Whereas traditional model checking focuses on the absolute correctness of systems, in practice such rigid notions are hard, or even impossible, to guarantee. Instead, systems are subject to various phenomena of stochastic nature, such as message loss or garbling, unpredictable environments, faults, and delays. Correctness thus is of a less absolute nature. Accordingly, instead of checking whether system failures are impossible a more realistic aim is to establish, for instance, whether "the chance of shutdown occurring is at most 0.01%". Similarly, the question whether a distributed computation terminates becomes "will it eventually terminate with probability 1?". These queries can be checked using stochastic model checking, an automated technique for validating stochastic models.
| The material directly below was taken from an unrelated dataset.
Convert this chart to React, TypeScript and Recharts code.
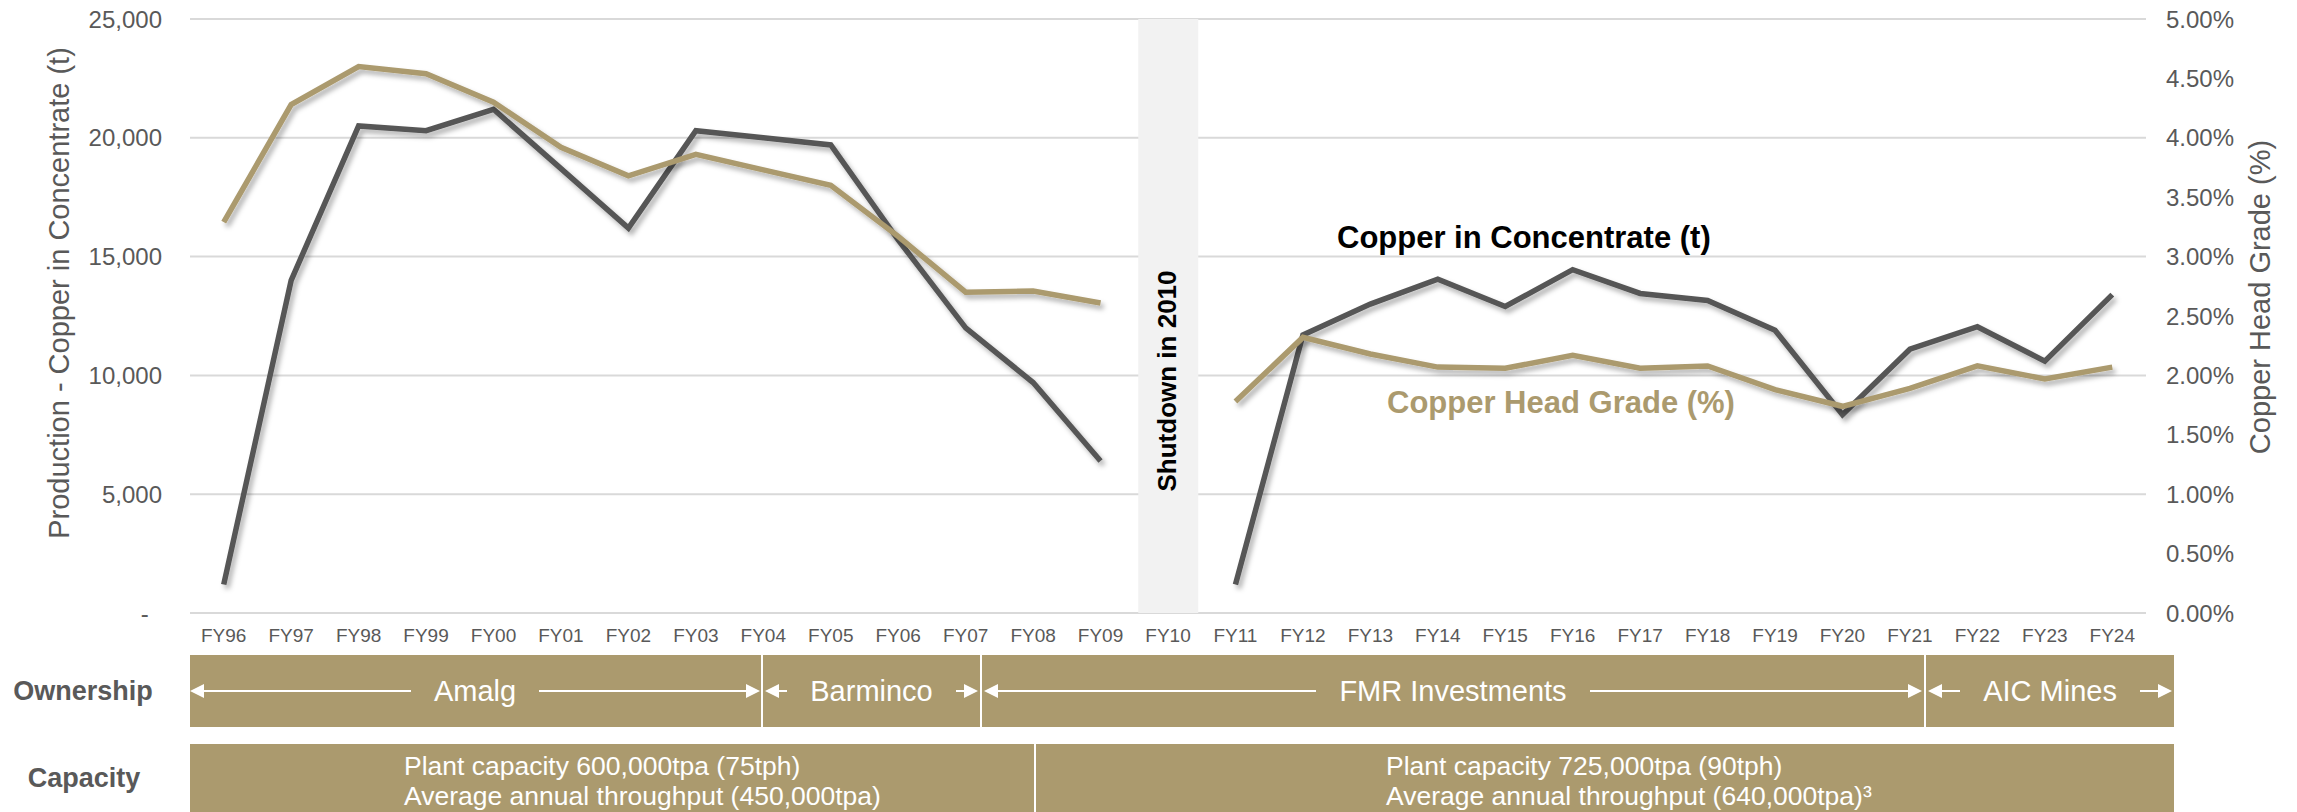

Stochastic model checking is based on conventional model checking, since it relies on reachability analysis of the underlying transition system, but must also entail the calculation of the actual likelihoods through appropriate numerical methods. In addition to the qualitative statements made by conventional model checking, this provides the possibility to make quantitative statements about the system. Stochastic model checking uses extensions of temporal logics with probabilistic operators, affording the expression of these quantitative statements. Stochastic model checking is typically based on discrete-time and continuous-time Markov chains (DTMCs and CTMCs, respectively), or Markov decision processes (MDPs). Whereas Markov chains are fully stochastic, MDPs allow for nondeterminism. The former models are intensively used in performance and dependability analysis, whereas MDPs are of major importance in stochastic operations research and automated planning in AI. Extensions of model checking to stochastic models originate from the mid 1980s, first focusing on qualitative properties where the probability bounds are restricted to 0 or 1, but later also considering quantitative properties. During the last decade, these methods have been extended, refined and improved, and - most importantly - been supported by software tools. Currently, model checkers for DTMCs, CTMCs and MDPs do exist, and have been applied to several case studies ranging from randomized distributed algorithms to dependability analysis of workstation clusters. With the currently available technology, models of 10^6 - 10^7 states can be successfully checked.

In December 2002, the VOSS project consortium organized a successful Dagstuhl seminar on Validation of Stochastic Systems aimed at young(er) people, where themes were assigned to be worked upon and presented on by the participants. In the years following the Dagstuhl seminar, there have been major developments in the field, and therefore the organizers believe the time is there to organize a successor workshop to survey again state-of-the-art techniques for the modeling and verification of random aspects of computer systems, but also to identify the main research challenges for the next decade.